New Zealand's intelligence services intercepted the electronic communications of South Pacific island states and shared them with the United States, according to a report made public Thursday.
The report, based on documents leaked by former contractor of U.S.' National Security Agency, Edward Snowden, was prepared by New Zealand investigative journalist Nicky Hager and published simultaneously in New Zealand by the New Zealand Herald and in the United States by Intercept.
The documents reveal that the New Zealand Government Communications Security Bureau, GCSB, expanded its spying operations in 2009 to intercept emails, messages on social media and telephone calls throughout the islands.
"During the last few years, in the period of the current government, they've gone from some selected targeting of the South Pacific states and other targets to a new stage of where they just hoover up everything," Hager told Radio New Zealand.

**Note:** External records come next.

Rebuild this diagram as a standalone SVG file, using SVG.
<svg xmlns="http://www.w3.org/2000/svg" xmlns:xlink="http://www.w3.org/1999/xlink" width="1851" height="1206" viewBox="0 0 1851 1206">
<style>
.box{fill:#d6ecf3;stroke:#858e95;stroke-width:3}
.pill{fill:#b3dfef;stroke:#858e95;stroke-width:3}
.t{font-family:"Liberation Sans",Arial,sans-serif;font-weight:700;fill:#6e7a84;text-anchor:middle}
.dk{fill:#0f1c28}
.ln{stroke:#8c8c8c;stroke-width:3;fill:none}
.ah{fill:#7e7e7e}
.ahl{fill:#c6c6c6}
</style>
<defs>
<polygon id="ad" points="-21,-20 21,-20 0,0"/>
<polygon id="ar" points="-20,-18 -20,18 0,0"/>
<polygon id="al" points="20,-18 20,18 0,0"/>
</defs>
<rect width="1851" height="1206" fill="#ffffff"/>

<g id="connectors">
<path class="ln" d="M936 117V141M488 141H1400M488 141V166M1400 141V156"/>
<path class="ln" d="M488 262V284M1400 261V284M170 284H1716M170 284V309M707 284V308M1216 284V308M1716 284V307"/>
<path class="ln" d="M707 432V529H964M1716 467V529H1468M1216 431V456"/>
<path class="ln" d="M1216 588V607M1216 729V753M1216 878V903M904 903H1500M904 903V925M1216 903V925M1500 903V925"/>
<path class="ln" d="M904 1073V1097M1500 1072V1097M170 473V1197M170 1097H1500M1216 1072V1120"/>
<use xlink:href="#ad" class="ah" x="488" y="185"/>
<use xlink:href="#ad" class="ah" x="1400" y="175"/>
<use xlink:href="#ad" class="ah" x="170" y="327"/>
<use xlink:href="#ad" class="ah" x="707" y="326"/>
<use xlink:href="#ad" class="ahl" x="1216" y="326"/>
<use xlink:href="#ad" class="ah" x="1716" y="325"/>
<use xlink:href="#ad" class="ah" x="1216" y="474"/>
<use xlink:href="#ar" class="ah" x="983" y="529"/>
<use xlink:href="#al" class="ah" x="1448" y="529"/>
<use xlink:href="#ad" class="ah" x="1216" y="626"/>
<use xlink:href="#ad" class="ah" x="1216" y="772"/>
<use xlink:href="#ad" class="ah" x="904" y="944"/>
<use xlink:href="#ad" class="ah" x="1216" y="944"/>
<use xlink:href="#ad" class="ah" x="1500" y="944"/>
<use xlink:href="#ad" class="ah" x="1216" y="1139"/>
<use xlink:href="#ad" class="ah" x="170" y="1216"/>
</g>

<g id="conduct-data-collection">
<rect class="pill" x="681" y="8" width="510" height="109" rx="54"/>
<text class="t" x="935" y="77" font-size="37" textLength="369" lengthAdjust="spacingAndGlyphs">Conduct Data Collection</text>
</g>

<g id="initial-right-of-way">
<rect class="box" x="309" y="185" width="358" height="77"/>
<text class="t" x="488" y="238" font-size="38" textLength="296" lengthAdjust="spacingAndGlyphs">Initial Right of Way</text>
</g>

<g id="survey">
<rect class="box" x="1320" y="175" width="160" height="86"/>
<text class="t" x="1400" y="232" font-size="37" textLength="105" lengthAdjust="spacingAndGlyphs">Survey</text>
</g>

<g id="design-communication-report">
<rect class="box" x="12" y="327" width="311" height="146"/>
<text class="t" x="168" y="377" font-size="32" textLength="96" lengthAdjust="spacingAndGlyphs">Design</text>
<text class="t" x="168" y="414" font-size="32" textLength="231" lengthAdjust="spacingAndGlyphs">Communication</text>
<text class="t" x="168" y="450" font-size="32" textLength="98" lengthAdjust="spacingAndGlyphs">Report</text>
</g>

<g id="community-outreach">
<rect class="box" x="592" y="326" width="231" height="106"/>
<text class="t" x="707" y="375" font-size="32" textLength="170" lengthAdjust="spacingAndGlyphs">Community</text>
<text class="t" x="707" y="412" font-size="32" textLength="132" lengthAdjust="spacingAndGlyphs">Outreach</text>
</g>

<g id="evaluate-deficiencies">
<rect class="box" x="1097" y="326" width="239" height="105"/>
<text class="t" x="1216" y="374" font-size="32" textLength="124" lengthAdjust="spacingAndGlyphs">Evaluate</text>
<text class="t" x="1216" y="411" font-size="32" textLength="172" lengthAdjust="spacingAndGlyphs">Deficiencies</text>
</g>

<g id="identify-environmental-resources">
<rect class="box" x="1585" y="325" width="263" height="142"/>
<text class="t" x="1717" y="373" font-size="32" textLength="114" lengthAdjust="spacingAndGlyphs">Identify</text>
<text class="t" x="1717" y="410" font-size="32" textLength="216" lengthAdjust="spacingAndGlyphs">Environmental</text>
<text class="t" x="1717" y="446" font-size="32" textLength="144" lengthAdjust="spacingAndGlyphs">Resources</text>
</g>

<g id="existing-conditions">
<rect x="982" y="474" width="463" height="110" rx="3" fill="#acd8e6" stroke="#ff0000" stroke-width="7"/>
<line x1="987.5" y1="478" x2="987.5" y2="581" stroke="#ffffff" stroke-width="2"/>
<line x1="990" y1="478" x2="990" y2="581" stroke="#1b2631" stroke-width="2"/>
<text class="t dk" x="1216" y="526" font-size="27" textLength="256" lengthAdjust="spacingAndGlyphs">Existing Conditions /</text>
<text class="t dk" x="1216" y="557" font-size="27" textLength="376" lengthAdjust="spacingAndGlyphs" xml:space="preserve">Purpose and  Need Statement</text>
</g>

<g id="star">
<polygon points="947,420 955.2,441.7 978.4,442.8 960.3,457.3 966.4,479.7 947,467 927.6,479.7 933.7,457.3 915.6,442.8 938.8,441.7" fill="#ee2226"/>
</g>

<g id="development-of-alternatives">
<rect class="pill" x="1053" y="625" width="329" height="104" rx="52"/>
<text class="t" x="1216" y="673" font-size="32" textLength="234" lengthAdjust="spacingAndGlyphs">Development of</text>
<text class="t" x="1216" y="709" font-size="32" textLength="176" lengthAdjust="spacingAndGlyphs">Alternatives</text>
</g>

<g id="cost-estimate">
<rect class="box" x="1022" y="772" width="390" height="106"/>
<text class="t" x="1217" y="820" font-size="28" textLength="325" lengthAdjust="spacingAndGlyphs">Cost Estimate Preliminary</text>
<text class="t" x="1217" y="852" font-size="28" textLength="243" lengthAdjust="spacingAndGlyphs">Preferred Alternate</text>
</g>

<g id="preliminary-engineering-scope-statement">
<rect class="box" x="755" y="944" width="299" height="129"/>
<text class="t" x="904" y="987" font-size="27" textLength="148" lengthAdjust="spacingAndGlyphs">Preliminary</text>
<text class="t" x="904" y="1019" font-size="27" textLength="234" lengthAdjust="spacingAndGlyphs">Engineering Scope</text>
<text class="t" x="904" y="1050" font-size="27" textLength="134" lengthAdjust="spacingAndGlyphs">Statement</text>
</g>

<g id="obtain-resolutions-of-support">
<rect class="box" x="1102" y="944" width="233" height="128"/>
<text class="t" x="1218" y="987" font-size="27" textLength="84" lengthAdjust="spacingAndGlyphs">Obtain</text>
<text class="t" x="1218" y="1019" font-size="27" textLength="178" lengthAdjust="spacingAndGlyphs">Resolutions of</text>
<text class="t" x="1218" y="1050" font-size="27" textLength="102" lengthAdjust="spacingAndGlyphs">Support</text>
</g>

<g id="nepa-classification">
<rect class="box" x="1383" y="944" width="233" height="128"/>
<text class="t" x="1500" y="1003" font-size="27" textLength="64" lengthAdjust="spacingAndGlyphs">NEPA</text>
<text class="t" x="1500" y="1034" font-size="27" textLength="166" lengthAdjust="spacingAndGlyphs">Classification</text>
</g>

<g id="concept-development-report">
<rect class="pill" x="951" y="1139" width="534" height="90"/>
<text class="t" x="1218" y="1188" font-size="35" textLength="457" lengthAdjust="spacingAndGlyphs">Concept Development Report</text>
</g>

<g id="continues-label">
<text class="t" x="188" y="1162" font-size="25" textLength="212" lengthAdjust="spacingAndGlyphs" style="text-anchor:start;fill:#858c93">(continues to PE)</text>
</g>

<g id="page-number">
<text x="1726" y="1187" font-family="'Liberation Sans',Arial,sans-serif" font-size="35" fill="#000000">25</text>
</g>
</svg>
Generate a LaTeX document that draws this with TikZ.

Government bodies and nongovernmental organizations of Fiji, Tonga, Vanuatu, Samoa, Tuvalu, Nauru, Kiribati, Solomon Islands, New Caledonia and French Polynesia have been affected by the spying operation.
"They take every single phone call, every email and they go straight off into the National Security Agency databases," Hager said.
He added that the reason for this espionage was directly linked to the "Five Eyes", a secret deal between the United States, the U.K., Canada, Australia and New Zealand to share intelligence.
New Zealand's Prime Minister John Key confirmed Wednesday that the government accessed information of other countries for national security, but did not clarify whether New Zealand's Pacific neighbors were spied on.
New Zealand was most recently embroiled in an espionage scandal in September last year when an extensive domestic surveillance program came to light.
"At the NSA I routinely came across the communications of New Zealanders in my work with a mass surveillance tool we share with GCSB, called "XKEYSCORE."," Snowden wrote in an article published at that time.